• [WHAT NEEDS TO BE DONE]: Without the pictures, output the lines of the material from the very first through the one that holds "(22,1943) -- cycle;".

• [SOURCE EXCERPT]:
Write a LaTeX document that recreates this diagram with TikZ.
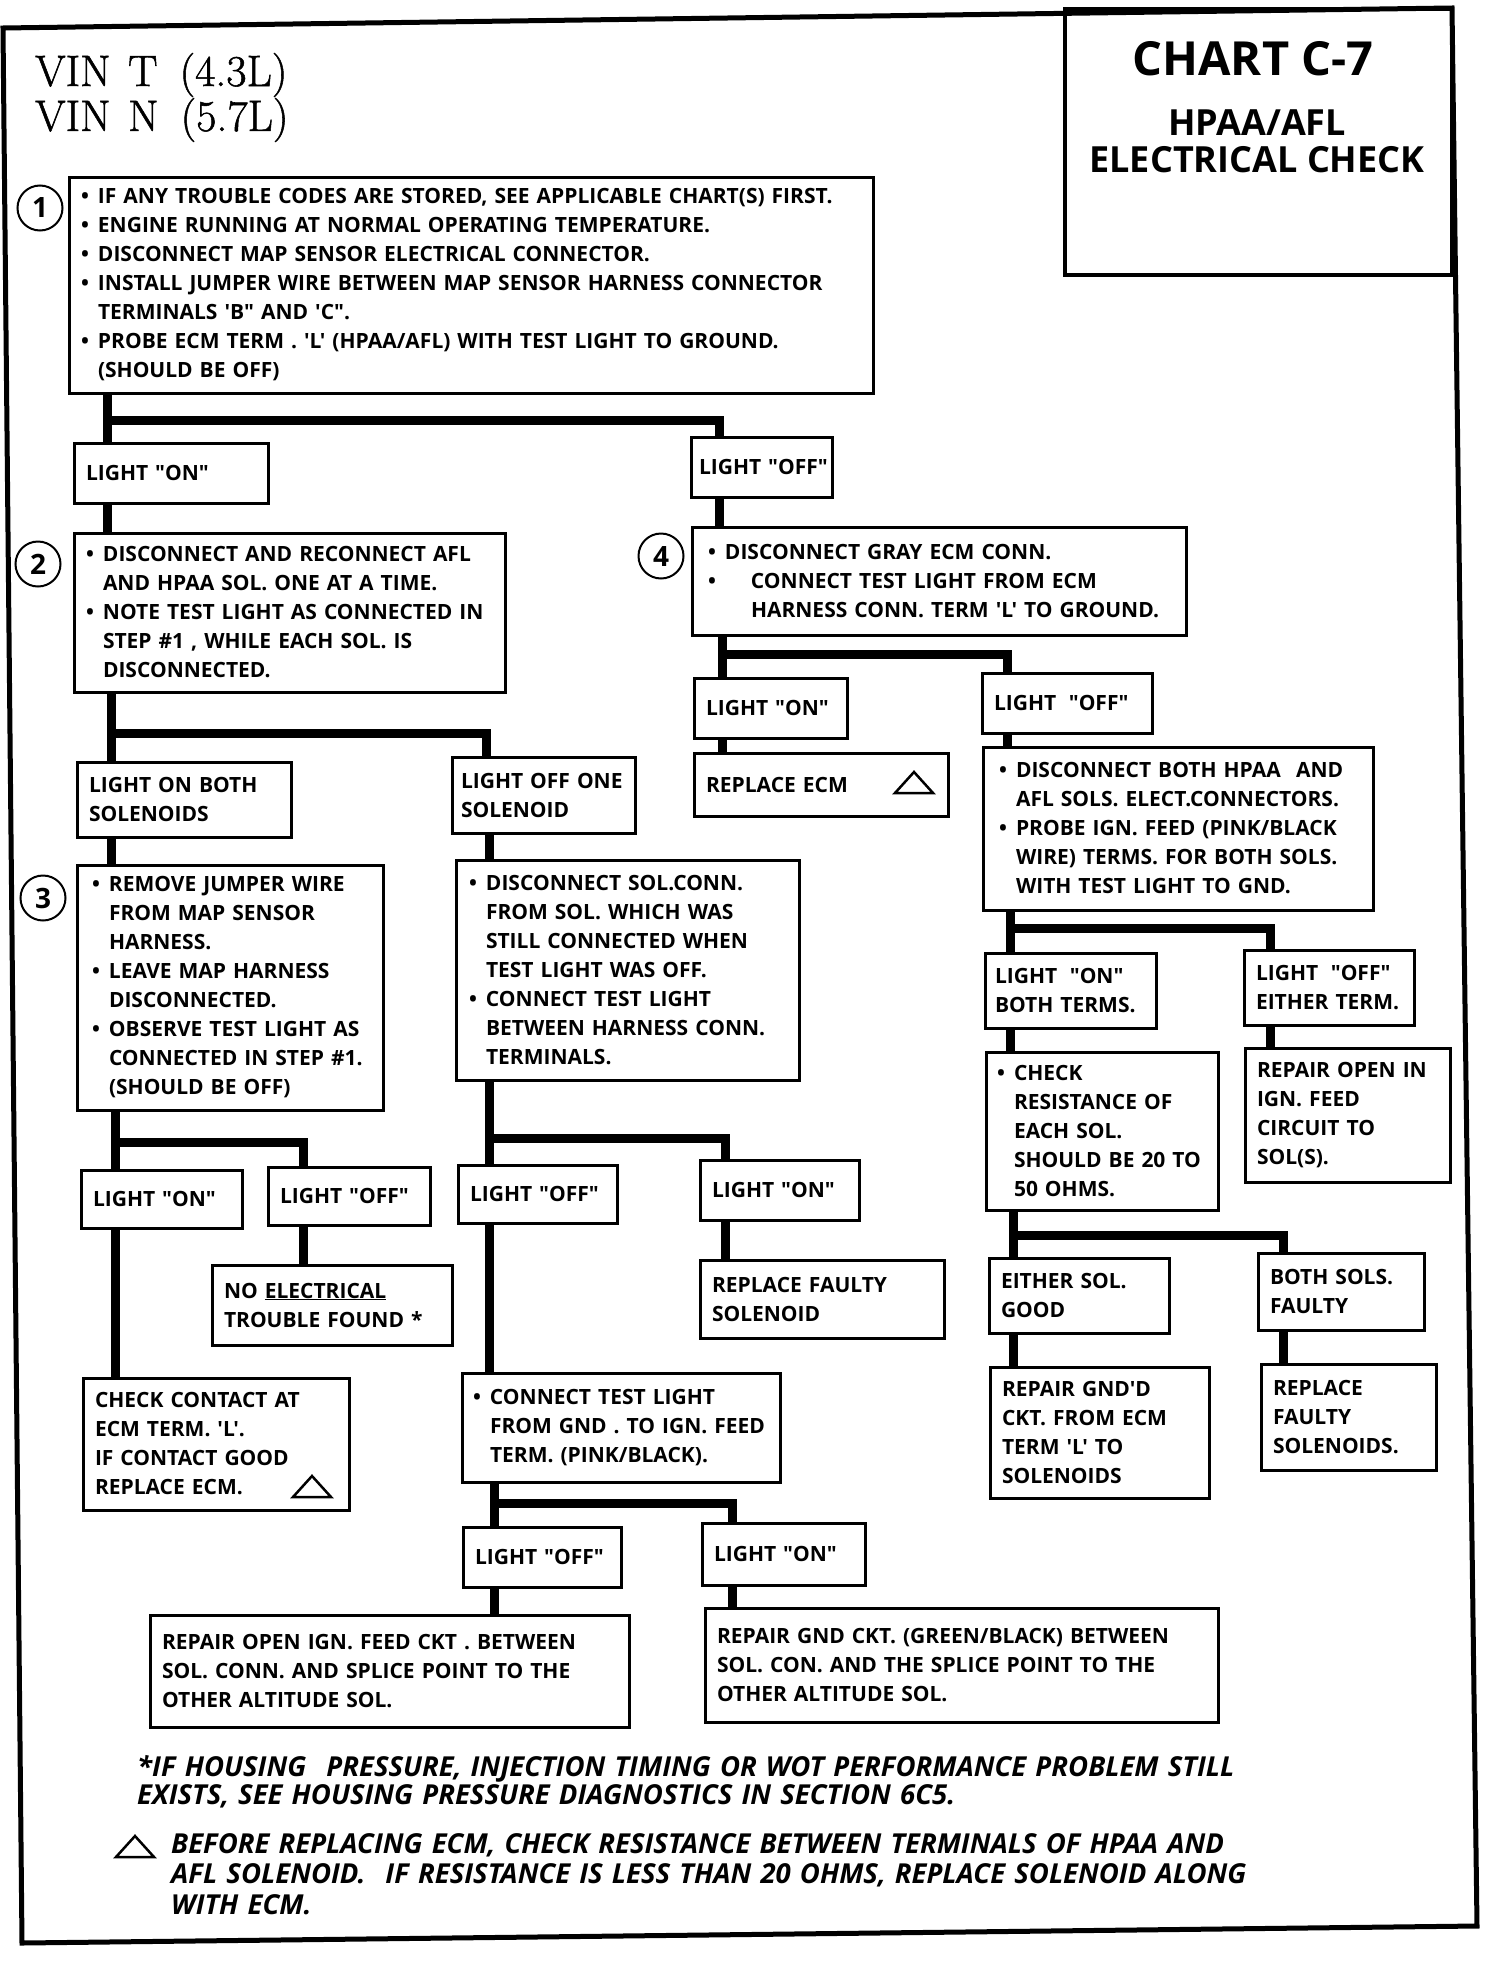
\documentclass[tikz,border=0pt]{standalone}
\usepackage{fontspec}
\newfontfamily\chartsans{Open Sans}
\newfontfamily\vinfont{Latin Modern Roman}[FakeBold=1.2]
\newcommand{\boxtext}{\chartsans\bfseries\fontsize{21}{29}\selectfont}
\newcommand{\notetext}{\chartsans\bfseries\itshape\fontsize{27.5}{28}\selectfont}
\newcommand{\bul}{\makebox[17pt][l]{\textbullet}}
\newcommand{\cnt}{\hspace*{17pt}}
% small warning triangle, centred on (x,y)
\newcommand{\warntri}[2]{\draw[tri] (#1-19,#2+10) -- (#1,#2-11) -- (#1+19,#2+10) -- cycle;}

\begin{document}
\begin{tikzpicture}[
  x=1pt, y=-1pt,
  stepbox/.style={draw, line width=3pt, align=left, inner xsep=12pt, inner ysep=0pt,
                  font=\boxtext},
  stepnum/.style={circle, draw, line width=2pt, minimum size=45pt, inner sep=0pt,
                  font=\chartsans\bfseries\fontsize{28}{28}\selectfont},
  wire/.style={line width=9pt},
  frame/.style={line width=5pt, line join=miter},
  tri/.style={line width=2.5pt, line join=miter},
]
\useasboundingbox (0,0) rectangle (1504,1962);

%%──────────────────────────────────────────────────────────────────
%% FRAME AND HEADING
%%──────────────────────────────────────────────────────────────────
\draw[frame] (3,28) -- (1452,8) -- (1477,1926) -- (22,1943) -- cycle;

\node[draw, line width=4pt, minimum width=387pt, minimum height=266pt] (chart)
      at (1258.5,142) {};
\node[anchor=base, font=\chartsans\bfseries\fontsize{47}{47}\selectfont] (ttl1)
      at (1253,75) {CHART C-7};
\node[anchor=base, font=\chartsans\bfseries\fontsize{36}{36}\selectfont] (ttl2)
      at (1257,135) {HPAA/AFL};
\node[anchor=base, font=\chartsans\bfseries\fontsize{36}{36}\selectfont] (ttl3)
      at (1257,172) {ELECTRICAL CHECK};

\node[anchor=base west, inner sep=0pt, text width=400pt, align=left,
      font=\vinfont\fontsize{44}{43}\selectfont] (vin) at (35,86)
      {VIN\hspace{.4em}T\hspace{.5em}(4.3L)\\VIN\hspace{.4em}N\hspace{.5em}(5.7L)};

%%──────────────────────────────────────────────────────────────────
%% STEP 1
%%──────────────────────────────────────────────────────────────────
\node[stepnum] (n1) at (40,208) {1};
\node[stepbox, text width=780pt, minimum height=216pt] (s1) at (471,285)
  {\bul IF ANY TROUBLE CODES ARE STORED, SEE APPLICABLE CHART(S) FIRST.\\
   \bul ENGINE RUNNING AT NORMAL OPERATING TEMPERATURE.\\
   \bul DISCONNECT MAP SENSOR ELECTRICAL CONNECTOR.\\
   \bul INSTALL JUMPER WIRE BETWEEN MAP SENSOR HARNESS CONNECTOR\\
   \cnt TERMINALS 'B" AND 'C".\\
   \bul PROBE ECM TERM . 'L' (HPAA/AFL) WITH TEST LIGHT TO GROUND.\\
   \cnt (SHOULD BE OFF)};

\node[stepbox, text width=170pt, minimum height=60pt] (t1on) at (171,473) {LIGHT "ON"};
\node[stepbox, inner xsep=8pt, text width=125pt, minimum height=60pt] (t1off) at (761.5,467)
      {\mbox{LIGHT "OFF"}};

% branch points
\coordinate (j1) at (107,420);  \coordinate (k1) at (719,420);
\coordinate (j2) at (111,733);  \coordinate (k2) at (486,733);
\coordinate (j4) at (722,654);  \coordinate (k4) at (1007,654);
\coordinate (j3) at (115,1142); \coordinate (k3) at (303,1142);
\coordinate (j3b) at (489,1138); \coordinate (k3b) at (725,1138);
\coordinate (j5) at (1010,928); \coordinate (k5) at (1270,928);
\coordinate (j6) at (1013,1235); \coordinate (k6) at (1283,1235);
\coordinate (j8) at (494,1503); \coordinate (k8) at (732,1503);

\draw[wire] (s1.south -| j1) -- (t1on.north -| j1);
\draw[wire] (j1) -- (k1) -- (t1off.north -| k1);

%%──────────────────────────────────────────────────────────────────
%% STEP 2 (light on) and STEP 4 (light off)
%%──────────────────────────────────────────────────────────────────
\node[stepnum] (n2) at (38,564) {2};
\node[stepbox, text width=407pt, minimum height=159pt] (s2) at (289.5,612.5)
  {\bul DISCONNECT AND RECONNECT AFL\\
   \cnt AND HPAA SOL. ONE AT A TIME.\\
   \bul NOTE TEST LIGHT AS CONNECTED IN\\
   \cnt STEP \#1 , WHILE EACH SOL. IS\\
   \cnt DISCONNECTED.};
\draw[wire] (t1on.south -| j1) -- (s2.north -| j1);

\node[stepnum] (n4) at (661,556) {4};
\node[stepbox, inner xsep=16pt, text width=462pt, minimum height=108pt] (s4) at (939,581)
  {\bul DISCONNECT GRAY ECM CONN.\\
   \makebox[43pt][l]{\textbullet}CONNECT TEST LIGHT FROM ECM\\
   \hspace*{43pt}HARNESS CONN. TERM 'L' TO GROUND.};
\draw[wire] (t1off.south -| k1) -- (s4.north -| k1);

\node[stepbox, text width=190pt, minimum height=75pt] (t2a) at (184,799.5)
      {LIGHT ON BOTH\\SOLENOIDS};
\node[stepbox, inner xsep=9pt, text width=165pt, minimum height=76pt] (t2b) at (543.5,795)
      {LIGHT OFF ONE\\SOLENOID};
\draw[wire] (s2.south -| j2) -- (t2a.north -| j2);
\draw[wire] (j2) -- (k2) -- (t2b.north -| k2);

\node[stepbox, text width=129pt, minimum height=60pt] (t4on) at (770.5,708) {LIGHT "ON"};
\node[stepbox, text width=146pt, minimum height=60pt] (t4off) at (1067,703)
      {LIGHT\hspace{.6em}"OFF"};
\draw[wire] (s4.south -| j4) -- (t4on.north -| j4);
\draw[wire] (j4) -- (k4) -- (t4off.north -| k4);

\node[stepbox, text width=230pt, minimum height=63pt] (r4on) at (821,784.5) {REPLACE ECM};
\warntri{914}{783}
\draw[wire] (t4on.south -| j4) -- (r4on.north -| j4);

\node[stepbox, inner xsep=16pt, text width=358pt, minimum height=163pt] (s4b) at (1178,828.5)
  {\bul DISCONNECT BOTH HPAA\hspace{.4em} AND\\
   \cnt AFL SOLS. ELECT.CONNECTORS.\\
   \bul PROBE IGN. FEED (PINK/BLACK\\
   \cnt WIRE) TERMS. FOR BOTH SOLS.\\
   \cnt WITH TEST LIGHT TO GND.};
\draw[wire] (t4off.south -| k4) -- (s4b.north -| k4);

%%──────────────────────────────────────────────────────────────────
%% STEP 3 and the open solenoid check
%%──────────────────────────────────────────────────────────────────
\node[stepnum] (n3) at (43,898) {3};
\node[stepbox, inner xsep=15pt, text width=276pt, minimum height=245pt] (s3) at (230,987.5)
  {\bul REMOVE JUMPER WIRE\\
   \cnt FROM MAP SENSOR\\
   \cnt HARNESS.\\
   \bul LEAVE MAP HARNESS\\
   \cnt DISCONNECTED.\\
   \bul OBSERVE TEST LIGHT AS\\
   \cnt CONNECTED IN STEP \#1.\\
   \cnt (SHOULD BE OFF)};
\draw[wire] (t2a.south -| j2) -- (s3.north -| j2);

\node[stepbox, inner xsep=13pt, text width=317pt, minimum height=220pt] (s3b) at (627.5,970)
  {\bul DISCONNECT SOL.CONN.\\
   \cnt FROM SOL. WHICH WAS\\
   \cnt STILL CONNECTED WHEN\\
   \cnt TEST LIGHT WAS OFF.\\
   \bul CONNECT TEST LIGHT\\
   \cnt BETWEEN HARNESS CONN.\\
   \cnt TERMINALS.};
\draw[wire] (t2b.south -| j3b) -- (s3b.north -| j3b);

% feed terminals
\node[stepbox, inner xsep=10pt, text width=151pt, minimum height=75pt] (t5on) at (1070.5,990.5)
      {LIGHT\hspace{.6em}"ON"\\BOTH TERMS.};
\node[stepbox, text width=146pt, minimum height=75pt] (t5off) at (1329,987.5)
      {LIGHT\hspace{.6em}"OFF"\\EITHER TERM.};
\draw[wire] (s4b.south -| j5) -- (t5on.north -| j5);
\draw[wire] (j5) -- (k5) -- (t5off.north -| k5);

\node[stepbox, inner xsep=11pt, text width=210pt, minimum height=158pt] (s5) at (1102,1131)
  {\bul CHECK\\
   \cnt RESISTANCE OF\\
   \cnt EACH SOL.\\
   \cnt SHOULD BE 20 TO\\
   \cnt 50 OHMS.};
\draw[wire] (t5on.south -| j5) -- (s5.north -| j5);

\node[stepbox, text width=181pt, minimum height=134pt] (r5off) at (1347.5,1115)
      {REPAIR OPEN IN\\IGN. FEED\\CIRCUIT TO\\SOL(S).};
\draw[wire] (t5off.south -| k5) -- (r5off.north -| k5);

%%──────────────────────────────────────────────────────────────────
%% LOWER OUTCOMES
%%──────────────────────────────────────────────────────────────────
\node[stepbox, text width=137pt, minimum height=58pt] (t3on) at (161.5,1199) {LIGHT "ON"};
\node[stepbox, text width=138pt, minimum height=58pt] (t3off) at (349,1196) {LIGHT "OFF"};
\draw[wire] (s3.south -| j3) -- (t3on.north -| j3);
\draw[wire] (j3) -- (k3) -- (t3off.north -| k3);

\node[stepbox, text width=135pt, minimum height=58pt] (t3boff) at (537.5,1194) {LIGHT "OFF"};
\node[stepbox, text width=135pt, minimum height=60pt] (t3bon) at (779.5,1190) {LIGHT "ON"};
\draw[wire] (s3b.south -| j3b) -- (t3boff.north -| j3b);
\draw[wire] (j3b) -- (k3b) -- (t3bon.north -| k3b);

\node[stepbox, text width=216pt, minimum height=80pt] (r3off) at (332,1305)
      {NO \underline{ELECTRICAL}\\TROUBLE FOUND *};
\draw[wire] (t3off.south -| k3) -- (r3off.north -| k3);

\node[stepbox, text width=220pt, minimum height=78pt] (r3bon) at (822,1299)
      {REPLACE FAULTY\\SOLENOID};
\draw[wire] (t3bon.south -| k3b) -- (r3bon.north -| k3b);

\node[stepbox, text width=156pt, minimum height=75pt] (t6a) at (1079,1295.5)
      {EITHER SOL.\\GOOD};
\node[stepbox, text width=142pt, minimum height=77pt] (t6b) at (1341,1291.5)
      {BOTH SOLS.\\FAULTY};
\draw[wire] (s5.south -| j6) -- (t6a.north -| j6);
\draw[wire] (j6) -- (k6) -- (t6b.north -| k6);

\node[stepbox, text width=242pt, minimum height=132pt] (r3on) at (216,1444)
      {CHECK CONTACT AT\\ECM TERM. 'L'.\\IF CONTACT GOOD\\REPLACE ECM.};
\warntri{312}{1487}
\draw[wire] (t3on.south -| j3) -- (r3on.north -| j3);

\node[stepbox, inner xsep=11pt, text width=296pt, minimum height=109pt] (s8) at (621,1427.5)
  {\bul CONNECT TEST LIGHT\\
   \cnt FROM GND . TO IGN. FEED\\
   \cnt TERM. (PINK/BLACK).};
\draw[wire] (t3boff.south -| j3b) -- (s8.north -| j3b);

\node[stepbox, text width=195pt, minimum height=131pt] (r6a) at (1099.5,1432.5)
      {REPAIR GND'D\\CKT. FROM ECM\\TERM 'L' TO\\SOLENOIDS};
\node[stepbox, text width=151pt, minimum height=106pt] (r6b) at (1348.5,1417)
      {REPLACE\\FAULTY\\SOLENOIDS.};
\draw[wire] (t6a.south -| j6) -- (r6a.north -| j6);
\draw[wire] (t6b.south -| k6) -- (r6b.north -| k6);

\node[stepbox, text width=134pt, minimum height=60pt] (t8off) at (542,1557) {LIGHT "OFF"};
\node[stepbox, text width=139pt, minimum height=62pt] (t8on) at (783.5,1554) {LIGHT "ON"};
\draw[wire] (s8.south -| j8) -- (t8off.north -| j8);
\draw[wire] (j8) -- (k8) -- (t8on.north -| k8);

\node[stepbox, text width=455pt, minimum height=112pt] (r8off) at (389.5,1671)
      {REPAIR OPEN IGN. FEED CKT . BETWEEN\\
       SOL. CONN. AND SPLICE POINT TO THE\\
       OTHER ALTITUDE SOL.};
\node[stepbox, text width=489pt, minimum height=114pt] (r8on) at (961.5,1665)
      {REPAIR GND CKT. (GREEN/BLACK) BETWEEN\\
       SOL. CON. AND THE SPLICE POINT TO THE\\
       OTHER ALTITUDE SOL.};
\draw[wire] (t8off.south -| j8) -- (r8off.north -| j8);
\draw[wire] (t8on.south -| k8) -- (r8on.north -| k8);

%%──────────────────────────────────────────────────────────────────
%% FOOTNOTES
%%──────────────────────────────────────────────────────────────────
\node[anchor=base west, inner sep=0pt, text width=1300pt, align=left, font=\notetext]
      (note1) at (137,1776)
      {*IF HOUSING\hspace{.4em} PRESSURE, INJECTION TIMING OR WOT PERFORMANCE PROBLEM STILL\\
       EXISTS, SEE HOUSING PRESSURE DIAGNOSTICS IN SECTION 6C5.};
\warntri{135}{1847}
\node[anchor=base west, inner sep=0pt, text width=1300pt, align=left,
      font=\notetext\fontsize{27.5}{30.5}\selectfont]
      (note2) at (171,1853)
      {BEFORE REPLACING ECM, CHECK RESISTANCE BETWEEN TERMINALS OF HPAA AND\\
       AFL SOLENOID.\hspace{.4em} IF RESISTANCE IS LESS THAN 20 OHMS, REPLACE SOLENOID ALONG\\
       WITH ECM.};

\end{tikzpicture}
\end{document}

• [PROBLEM SOLUTION]:
Write a LaTeX document that recreates this diagram with TikZ.
\documentclass[tikz,border=0pt]{standalone}
\usepackage{fontspec}
\newfontfamily\chartsans{Open Sans}
\newfontfamily\vinfont{Latin Modern Roman}[FakeBold=1.2]
\newcommand{\boxtext}{\chartsans\bfseries\fontsize{21}{29}\selectfont}
\newcommand{\notetext}{\chartsans\bfseries\itshape\fontsize{27.5}{28}\selectfont}
\newcommand{\bul}{\makebox[17pt][l]{\textbullet}}
\newcommand{\cnt}{\hspace*{17pt}}
% small warning triangle, centred on (x,y)
\newcommand{\warntri}[2]{\draw[tri] (#1-19,#2+10) -- (#1,#2-11) -- (#1+19,#2+10) -- cycle;}

\begin{document}
\begin{tikzpicture}[
  x=1pt, y=-1pt,
  stepbox/.style={draw, line width=3pt, align=left, inner xsep=12pt, inner ysep=0pt,
                  font=\boxtext},
  stepnum/.style={circle, draw, line width=2pt, minimum size=45pt, inner sep=0pt,
                  font=\chartsans\bfseries\fontsize{28}{28}\selectfont},
  wire/.style={line width=9pt},
  frame/.style={line width=5pt, line join=miter},
  tri/.style={line width=2.5pt, line join=miter},
]
\useasboundingbox (0,0) rectangle (1504,1962);

%%──────────────────────────────────────────────────────────────────
%% FRAME AND HEADING
%%──────────────────────────────────────────────────────────────────
\draw[frame] (3,28) -- (1452,8) -- (1477,1926) -- (22,1943) -- cycle;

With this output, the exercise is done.